* Written problem:
Emit the data below verbatim, stripping out any pictures.

* Data:

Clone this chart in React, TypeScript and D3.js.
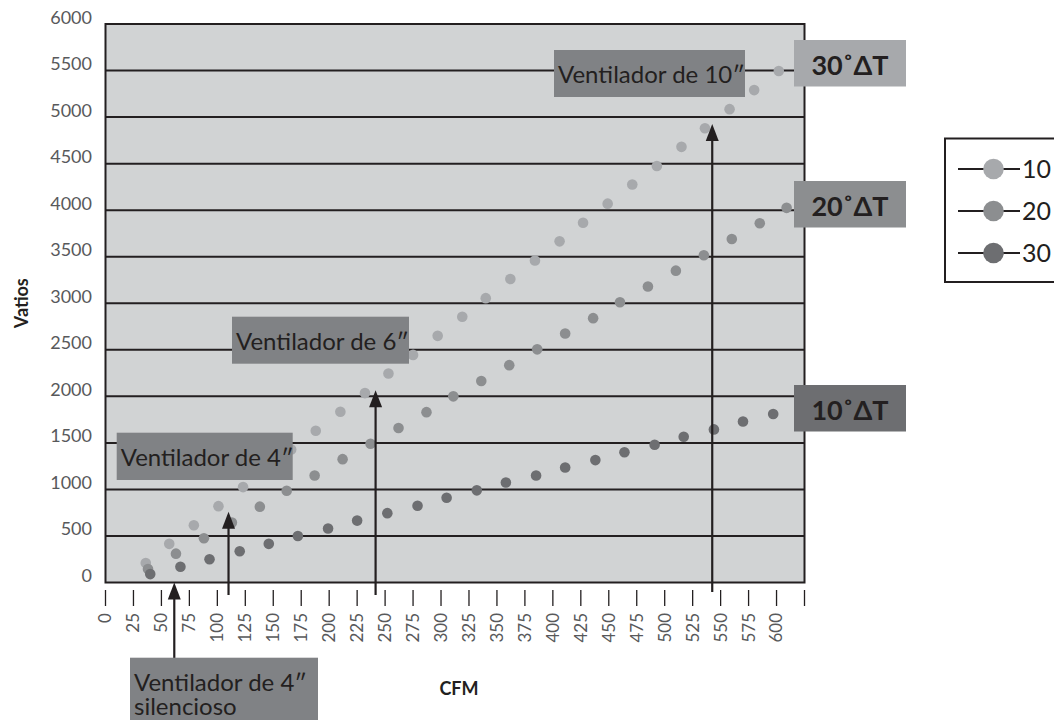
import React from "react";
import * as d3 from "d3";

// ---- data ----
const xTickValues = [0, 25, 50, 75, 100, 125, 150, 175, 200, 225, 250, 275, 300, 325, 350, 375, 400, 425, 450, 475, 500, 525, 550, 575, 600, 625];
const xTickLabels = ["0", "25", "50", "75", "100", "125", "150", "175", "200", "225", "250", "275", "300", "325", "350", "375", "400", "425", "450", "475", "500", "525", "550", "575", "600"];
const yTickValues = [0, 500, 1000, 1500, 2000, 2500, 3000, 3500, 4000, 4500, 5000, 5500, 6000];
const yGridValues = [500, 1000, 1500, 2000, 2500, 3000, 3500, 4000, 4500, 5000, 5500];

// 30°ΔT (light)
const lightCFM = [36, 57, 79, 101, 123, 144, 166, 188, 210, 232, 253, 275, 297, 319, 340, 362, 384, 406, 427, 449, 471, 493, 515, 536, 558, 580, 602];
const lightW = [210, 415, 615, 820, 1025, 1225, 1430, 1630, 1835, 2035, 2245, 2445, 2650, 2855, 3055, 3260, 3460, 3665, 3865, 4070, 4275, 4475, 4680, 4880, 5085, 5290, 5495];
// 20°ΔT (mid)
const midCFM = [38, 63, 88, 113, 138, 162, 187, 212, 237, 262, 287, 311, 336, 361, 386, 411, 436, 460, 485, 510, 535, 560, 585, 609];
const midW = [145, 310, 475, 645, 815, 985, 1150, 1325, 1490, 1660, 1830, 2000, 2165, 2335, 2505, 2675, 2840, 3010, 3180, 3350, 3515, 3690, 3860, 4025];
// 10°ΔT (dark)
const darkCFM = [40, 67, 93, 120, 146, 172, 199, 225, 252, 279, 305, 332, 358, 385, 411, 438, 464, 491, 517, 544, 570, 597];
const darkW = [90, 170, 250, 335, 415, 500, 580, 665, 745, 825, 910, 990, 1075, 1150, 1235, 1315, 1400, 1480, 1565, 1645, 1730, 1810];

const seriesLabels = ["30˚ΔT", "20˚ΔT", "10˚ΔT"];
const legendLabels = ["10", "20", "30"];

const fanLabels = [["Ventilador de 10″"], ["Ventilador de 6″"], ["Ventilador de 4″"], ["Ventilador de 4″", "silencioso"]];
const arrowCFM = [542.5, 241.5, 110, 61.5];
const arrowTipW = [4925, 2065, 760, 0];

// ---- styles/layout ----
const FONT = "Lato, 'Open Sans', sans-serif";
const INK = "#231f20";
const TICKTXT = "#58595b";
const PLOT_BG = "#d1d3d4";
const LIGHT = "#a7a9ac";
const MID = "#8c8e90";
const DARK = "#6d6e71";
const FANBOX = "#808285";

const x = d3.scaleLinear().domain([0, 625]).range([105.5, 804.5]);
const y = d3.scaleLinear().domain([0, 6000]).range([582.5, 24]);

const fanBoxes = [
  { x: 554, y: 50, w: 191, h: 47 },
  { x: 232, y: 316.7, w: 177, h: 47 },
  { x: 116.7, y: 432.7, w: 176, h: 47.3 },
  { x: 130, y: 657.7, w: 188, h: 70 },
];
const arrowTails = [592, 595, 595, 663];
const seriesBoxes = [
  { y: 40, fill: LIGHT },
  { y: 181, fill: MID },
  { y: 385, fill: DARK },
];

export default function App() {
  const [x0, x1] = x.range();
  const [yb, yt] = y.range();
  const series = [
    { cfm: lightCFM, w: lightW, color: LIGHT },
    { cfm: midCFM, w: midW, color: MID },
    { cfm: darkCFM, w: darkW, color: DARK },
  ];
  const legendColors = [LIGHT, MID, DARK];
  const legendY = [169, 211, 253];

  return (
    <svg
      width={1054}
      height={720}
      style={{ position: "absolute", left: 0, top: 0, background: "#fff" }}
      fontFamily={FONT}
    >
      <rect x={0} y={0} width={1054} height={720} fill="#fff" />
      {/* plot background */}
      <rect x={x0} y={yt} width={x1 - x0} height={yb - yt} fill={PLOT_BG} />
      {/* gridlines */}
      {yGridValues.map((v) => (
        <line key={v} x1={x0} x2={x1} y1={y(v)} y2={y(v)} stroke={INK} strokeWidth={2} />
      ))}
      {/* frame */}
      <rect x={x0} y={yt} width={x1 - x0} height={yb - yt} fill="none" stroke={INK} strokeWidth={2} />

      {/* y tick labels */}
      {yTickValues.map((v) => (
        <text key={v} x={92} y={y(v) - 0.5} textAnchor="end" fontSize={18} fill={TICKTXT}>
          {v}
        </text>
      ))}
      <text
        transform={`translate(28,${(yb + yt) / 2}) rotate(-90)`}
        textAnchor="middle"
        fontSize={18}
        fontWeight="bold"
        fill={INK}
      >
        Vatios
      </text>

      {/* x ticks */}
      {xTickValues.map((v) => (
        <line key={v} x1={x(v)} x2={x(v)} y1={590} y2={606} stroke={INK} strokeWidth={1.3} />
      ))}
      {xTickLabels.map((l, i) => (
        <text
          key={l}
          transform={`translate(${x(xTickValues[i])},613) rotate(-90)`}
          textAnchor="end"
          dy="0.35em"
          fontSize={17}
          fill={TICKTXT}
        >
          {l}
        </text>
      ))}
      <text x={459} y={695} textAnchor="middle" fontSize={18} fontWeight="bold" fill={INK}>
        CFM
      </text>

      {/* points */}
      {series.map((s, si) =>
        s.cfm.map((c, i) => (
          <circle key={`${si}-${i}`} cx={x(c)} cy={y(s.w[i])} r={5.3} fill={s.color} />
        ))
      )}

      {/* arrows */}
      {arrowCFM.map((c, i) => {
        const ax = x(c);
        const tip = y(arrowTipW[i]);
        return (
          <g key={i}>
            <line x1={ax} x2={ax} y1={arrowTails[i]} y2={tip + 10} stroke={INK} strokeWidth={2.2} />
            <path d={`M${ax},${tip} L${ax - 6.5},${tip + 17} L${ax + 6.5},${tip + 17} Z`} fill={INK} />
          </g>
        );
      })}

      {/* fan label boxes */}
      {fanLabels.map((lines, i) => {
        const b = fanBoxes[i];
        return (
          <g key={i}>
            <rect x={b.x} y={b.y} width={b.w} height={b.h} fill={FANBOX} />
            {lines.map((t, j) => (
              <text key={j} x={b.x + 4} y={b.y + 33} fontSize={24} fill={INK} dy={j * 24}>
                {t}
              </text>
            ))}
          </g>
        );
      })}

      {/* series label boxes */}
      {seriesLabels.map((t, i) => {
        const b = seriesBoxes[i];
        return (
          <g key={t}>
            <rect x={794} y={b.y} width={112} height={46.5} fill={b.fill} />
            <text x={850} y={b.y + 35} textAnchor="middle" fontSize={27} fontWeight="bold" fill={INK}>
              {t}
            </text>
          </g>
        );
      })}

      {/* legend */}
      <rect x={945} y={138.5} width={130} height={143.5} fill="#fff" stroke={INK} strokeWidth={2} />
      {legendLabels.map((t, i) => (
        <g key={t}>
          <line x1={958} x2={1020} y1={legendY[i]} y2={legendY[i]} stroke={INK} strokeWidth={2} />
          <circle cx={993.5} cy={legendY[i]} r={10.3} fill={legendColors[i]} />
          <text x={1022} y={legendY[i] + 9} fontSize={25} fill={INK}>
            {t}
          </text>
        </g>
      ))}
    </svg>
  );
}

* Exercise output:
Clone this chart in React, TypeScript and D3.js.
import React from "react";
import * as d3 from "d3";

// ---- data ----
const xTickValues = [0, 25, 50, 75, 100, 125, 150, 175, 200, 225, 250, 275, 300, 325, 350, 375, 400, 425, 450, 475, 500, 525, 550, 575, 600, 625];
const xTickLabels = ["0", "25", "50", "75", "100", "125", "150", "175", "200", "225", "250", "275", "300", "325", "350", "375", "400", "425", "450", "475", "500", "525", "550", "575", "600"];
const yTickValues = [0, 500, 1000, 1500, 2000, 2500, 3000, 3500, 4000, 4500, 5000, 5500, 6000];
const yGridValues = [500, 1000, 1500, 2000, 2500, 3000, 3500, 4000, 4500, 5000, 5500];

// 30°ΔT (light)
const lightCFM = [36, 57, 79, 101, 123, 144, 166, 188, 210, 232, 253, 275, 297, 319, 340, 362, 384, 406, 427, 449, 471, 493, 515, 536, 558, 580, 602];
const lightW = [210, 415, 615, 820, 1025, 1225, 1430, 1630, 1835, 2035, 2245, 2445, 2650, 2855, 3055, 3260, 3460, 3665, 3865, 4070, 4275, 4475, 4680, 4880, 5085, 5290, 5495];
// 20°ΔT (mid)
const midCFM = [38, 63, 88, 113, 138, 162, 187, 212, 237, 262, 287, 311, 336, 361, 386, 411, 436, 460, 485, 510, 535, 560, 585, 609];
const midW = [145, 310, 475, 645, 815, 985, 1150, 1325, 1490, 1660, 1830, 2000, 2165, 2335, 2505, 2675, 2840, 3010, 3180, 3350, 3515, 3690, 3860, 4025];
// 10°ΔT (dark)
const darkCFM = [40, 67, 93, 120, 146, 172, 199, 225, 252, 279, 305, 332, 358, 385, 411, 438, 464, 491, 517, 544, 570, 597];
const darkW = [90, 170, 250, 335, 415, 500, 580, 665, 745, 825, 910, 990, 1075, 1150, 1235, 1315, 1400, 1480, 1565, 1645, 1730, 1810];

const seriesLabels = ["30˚ΔT", "20˚ΔT", "10˚ΔT"];
const legendLabels = ["10", "20", "30"];

const fanLabels = [["Ventilador de 10″"], ["Ventilador de 6″"], ["Ventilador de 4″"], ["Ventilador de 4″", "silencioso"]];
const arrowCFM = [542.5, 241.5, 110, 61.5];
const arrowTipW = [4925, 2065, 760, 0];

// ---- styles/layout ----
const FONT = "Lato, 'Open Sans', sans-serif";
const INK = "#231f20";
const TICKTXT = "#58595b";
const PLOT_BG = "#d1d3d4";
const LIGHT = "#a7a9ac";
const MID = "#8c8e90";
const DARK = "#6d6e71";
const FANBOX = "#808285";

const x = d3.scaleLinear().domain([0, 625]).range([105.5, 804.5]);
const y = d3.scaleLinear().domain([0, 6000]).range([582.5, 24]);

const fanBoxes = [
  { x: 554, y: 50, w: 191, h: 47 },
  { x: 232, y: 316.7, w: 177, h: 47 },
  { x: 116.7, y: 432.7, w: 176, h: 47.3 },
  { x: 130, y: 657.7, w: 188, h: 70 },
];
const arrowTails = [592, 595, 595, 663];
const seriesBoxes = [
  { y: 40, fill: LIGHT },
  { y: 181, fill: MID },
  { y: 385, fill: DARK },
];

export default function App() {
  const [x0, x1] = x.range();
  const [yb, yt] = y.range();
  const series = [
    { cfm: lightCFM, w: lightW, color: LIGHT },
    { cfm: midCFM, w: midW, color: MID },
    { cfm: darkCFM, w: darkW, color: DARK },
  ];
  const legendColors = [LIGHT, MID, DARK];
  const legendY = [169, 211, 253];

  return (
    <svg
      width={1054}
      height={720}
      style={{ position: "absolute", left: 0, top: 0, background: "#fff" }}
      fontFamily={FONT}
    >
      <rect x={0} y={0} width={1054} height={720} fill="#fff" />
      {/* plot background */}
      <rect x={x0} y={yt} width={x1 - x0} height={yb - yt} fill={PLOT_BG} />
      {/* gridlines */}
      {yGridValues.map((v) => (
        <line key={v} x1={x0} x2={x1} y1={y(v)} y2={y(v)} stroke={INK} strokeWidth={2} />
      ))}
      {/* frame */}
      <rect x={x0} y={yt} width={x1 - x0} height={yb - yt} fill="none" stroke={INK} strokeWidth={2} />

      {/* y tick labels */}
      {yTickValues.map((v) => (
        <text key={v} x={92} y={y(v) - 0.5} textAnchor="end" fontSize={18} fill={TICKTXT}>
          {v}
        </text>
      ))}
      <text
        transform={`translate(28,${(yb + yt) / 2}) rotate(-90)`}
        textAnchor="middle"
        fontSize={18}
        fontWeight="bold"
        fill={INK}
      >
        Vatios
      </text>

      {/* x ticks */}
      {xTickValues.map((v) => (
        <line key={v} x1={x(v)} x2={x(v)} y1={590} y2={606} stroke={INK} strokeWidth={1.3} />
      ))}
      {xTickLabels.map((l, i) => (
        <text
          key={l}
          transform={`translate(${x(xTickValues[i])},613) rotate(-90)`}
          textAnchor="end"
          dy="0.35em"
          fontSize={17}
          fill={TICKTXT}
        >
          {l}
        </text>
      ))}
      <text x={459} y={695} textAnchor="middle" fontSize={18} fontWeight="bold" fill={INK}>
        CFM
      </text>

      {/* points */}
      {series.map((s, si) =>
        s.cfm.map((c, i) => (
          <circle key={`${si}-${i}`} cx={x(c)} cy={y(s.w[i])} r={5.3} fill={s.color} />
        ))
      )}

      {/* arrows */}
      {arrowCFM.map((c, i) => {
        const ax = x(c);
        const tip = y(arrowTipW[i]);
        return (
          <g key={i}>
            <line x1={ax} x2={ax} y1={arrowTails[i]} y2={tip + 10} stroke={INK} strokeWidth={2.2} />
            <path d={`M${ax},${tip} L${ax - 6.5},${tip + 17} L${ax + 6.5},${tip + 17} Z`} fill={INK} />
          </g>
        );
      })}

      {/* fan label boxes */}
      {fanLabels.map((lines, i) => {
        const b = fanBoxes[i];
        return (
          <g key={i}>
            <rect x={b.x} y={b.y} width={b.w} height={b.h} fill={FANBOX} />
            {lines.map((t, j) => (
              <text key={j} x={b.x + 4} y={b.y + 33} fontSize={24} fill={INK} dy={j * 24}>
                {t}
              </text>
            ))}
          </g>
        );
      })}

      {/* series label boxes */}
      {seriesLabels.map((t, i) => {
        const b = seriesBoxes[i];
        return (
          <g key={t}>
            <rect x={794} y={b.y} width={112} height={46.5} fill={b.fill} />
            <text x={850} y={b.y + 35} textAnchor="middle" fontSize={27} fontWeight="bold" fill={INK}>
              {t}
            </text>
          </g>
        );
      })}

      {/* legend */}
      <rect x={945} y={138.5} width={130} height={143.5} fill="#fff" stroke={INK} strokeWidth={2} />
      {legendLabels.map((t, i) => (
        <g key={t}>
          <line x1={958} x2={1020} y1={legendY[i]} y2={legendY[i]} stroke={INK} strokeWidth={2} />
          <circle cx={993.5} cy={legendY[i]} r={10.3} fill={legendColors[i]} />
          <text x={1022} y={legendY[i] + 9} fontSize={25} fill={INK}>
            {t}
          </text>
        </g>
      ))}
    </svg>
  );
}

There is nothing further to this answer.